TASK TO COMPLETE. Write the lines out again, from the top of the material to the line containing "from matplotlib.transforms import", pictures excluded.
* Start *
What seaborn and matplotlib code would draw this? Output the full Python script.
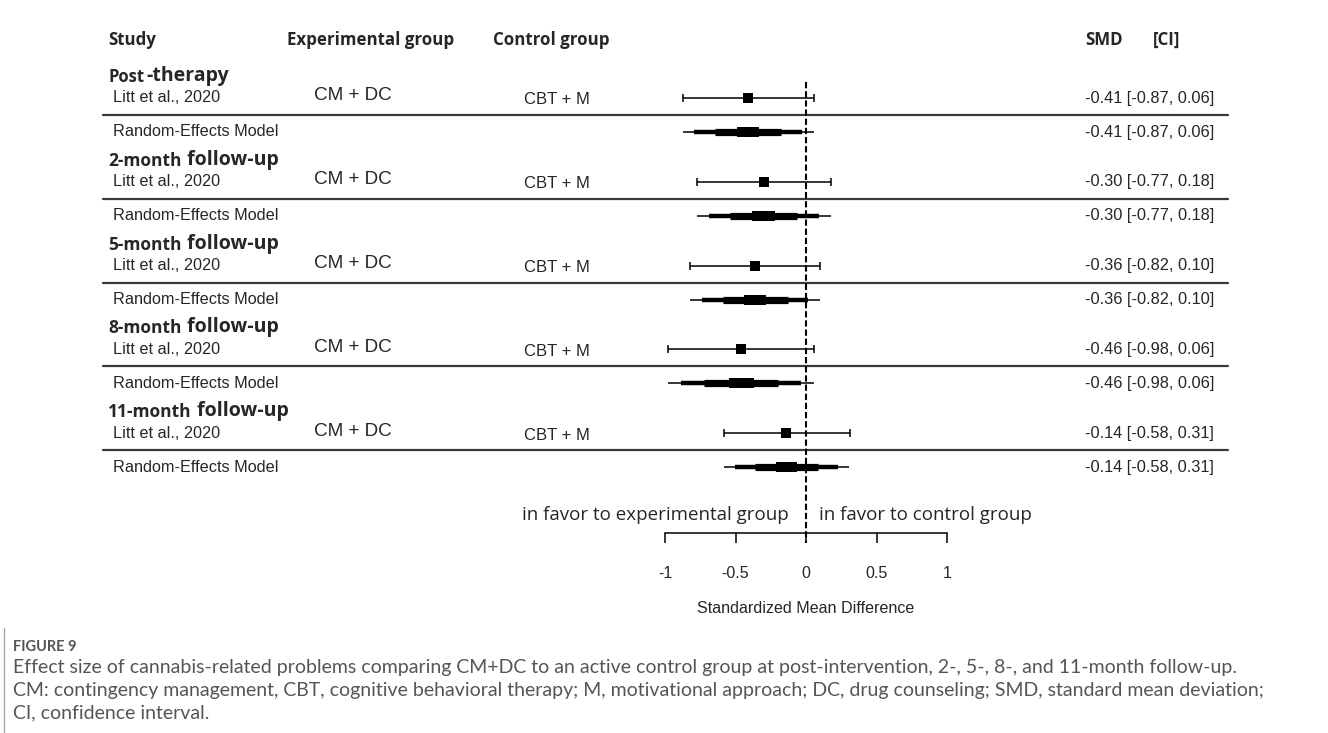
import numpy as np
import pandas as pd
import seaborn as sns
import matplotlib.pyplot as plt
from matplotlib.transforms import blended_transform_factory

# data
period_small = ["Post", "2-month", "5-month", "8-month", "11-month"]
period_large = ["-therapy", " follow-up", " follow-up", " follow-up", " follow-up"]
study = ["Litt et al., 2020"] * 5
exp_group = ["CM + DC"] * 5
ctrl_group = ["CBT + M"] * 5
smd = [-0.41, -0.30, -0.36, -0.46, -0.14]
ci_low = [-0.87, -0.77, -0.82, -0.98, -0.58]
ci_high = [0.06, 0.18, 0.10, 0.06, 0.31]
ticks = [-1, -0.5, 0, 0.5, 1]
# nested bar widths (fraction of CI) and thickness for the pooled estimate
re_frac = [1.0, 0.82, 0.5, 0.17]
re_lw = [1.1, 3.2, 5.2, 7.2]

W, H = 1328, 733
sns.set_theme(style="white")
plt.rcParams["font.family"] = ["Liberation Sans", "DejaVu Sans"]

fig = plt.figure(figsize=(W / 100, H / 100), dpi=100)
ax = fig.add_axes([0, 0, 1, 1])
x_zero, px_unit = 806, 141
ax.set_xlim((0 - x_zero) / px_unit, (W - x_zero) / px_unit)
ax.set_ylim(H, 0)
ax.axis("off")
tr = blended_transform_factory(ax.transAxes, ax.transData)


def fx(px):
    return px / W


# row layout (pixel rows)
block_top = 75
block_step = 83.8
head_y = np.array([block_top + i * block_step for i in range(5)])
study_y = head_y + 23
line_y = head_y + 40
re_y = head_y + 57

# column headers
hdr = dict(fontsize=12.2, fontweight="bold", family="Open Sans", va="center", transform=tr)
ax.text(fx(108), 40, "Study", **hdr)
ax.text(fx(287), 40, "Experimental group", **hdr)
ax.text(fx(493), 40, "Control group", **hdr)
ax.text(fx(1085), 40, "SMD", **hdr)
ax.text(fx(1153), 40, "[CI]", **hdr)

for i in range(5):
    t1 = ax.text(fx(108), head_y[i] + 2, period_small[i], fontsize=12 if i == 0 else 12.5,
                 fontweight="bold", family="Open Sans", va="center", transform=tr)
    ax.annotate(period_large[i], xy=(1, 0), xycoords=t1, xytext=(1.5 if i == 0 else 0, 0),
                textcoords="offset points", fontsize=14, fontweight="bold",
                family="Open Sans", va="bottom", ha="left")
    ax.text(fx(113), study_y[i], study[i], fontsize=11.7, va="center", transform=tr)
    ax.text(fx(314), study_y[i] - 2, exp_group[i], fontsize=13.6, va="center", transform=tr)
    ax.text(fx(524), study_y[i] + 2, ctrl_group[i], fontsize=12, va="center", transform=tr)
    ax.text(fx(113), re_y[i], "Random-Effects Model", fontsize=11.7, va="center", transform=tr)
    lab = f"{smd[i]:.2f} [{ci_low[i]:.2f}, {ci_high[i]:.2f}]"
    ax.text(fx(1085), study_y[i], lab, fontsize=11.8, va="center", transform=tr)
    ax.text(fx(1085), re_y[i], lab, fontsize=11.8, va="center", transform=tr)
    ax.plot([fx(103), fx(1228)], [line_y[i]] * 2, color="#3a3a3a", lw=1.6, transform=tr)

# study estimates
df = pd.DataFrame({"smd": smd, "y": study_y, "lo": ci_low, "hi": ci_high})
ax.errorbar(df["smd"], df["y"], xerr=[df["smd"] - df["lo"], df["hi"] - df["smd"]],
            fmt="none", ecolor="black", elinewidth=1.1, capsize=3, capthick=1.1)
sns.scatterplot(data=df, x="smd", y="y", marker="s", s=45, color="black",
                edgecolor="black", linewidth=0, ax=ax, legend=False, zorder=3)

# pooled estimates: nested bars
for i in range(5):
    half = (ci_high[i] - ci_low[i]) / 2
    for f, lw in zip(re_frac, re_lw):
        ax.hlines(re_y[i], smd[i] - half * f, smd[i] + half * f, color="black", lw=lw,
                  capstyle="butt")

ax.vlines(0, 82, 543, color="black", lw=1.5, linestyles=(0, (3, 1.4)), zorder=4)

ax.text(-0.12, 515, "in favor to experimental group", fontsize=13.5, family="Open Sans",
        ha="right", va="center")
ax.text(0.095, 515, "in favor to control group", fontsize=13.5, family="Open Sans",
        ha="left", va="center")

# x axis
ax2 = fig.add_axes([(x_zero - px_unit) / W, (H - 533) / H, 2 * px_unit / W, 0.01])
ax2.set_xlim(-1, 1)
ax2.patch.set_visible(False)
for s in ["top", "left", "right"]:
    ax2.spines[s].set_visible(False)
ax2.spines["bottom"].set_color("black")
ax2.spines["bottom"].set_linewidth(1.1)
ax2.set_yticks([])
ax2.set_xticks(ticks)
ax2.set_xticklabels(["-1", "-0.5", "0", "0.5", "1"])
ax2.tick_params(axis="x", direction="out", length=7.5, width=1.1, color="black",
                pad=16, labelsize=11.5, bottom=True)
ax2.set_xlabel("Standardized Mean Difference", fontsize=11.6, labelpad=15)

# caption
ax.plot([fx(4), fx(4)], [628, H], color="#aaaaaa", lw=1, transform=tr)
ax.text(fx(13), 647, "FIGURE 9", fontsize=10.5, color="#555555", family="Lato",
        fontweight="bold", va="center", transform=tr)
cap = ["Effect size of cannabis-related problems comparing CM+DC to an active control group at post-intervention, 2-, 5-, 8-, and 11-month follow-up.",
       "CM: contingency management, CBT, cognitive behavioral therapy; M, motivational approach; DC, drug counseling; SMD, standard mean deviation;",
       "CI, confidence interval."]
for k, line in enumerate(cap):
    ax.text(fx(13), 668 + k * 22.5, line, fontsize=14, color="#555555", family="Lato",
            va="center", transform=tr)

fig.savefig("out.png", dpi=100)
* End *
ANSWER TO THE PROBLEM.
What seaborn and matplotlib code would draw this? Output the full Python script.
import numpy as np
import pandas as pd
import seaborn as sns
import matplotlib.pyplot as plt
from matplotlib.transforms import blended_transform_factory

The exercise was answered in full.